Swamped with more unemployed residents than any other state, California has paid a staggering sum in jobless benefits over the last six years — nearly $40 billion. But the state didn't have nearly enough money in its unemployment insurance fund to handle all the claims from idled workers, so it borrowed heavily from the federal government to cover the shortfall. Now Washington is starting to take its money back, at the expense of California employers and taxpayers. The state should come up with a better way to shore up the long-neglected fund.
Unemployment insurance is financed by state and federal taxes on employers. In California, workers are eligible for benefits if they lose their jobs or have their hours cut significantly through no fault of their own. The state pays the initial benefits, up to a maximum of six months. The federal government kicks in extra weeks of aid when jobs are unusually scarce, as they have been in the latest downturn.
Although 32 states' unemployment programs needed a bailout from Washington, California was singularly ill-prepared for the last recession. The milder slowdown in 2001 had left its unemployment insurance trust fund empty in 2004, so when unemployment started to climb in 2007, the fund was soon rendered insolvent again. It has since borrowed about $10 billion from Washington, far more than any other state.

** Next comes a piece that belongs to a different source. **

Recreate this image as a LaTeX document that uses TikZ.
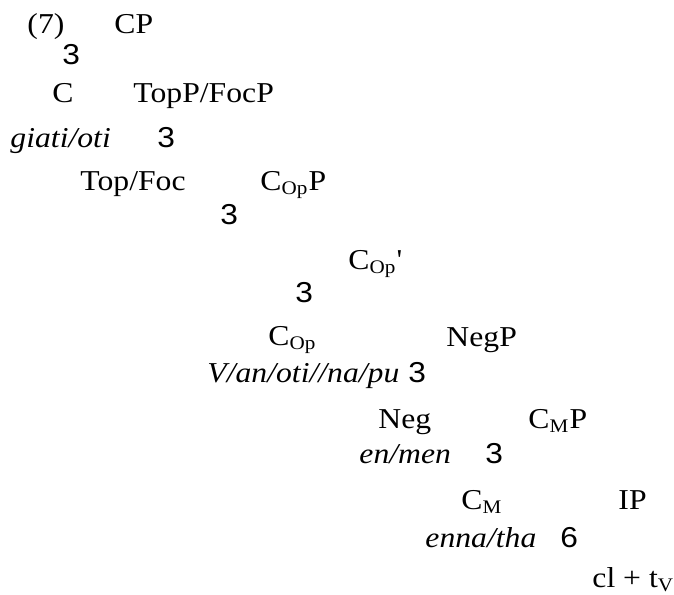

The borrowing has drawn two responses from the federal government. First, it is raising the tax on California employers by 0.3%, or $21 a worker, each year until the debt is repaid. That may not sound like much, but it is projected to cost employers an extra $1.9 billion by 2016. And second, the feds are making state taxpayers pay interest on the debt, a charge that amounts to roughly $300 million a year.
The overwhelming debt stems from the state's unwillingness to build up a sensible reserve in the trust fund. That's not because lawmakers were lavishing the unemployed with cash. The state's average weekly payment of $294 is among the smallest in the country.
A more likely culprit is the unusually low unemployment tax burden the state imposes on employers (and, indirectly, on their workers, whose wages often are reduced to offset the cost of unemployment insurance). The state caps the amount of wages subject to taxation at the lowest level in the nation — $7,000 per worker. The cap hasn't budged since 1984, while average state wages have almost tripled. The low cap means that unemployment taxes are relatively lighter on companies with high wages than those with low pay scales. And it helps explain why employers collectively pay a much smaller percentage of their wages into the trust fund than they did in the 1960s and '70s.
Employers acknowledge that they're going to have to pay more into the fund in the future. But they've also called for the state to cut the costs of the program by making it harder for part-time employees to qualify for benefits and reducing the amount that workers can collect before their benefits are exhausted. In addition, they've suggested that the state consider issuing bonds to raise the money to repay its trust fund debt.
It doesn't make sense to reduce benefit levels when there are still many more applicants for jobs than there are openings. And issuing bonds would be a more costly way to pay off the debt in the long run, considering how little the federal government demands in interest. But it's worth considering whether benefits should be available to so many people who are only marginally in the workforce. The state sets such a low earnings threshold to qualify for benefits, it may be paying benefits to those who don't need to work as well as those who do.
Even if the state manages to trim the costs of its program, it needs more revenue to be sustainable. The challenge for lawmakers is finding a way to do so without stunting the state's already sluggish growth. The faster companies grow, the lower the demand for unemployment benefits and the higher the revenue in the trust fund. As they search for consensus on how to repay the trust fund debt, lawmakers and the Brown administration have to balance that call for growth against the responsibilities of employers to repay the debt and the need for a program resilient enough to survive the next recession without a bailout.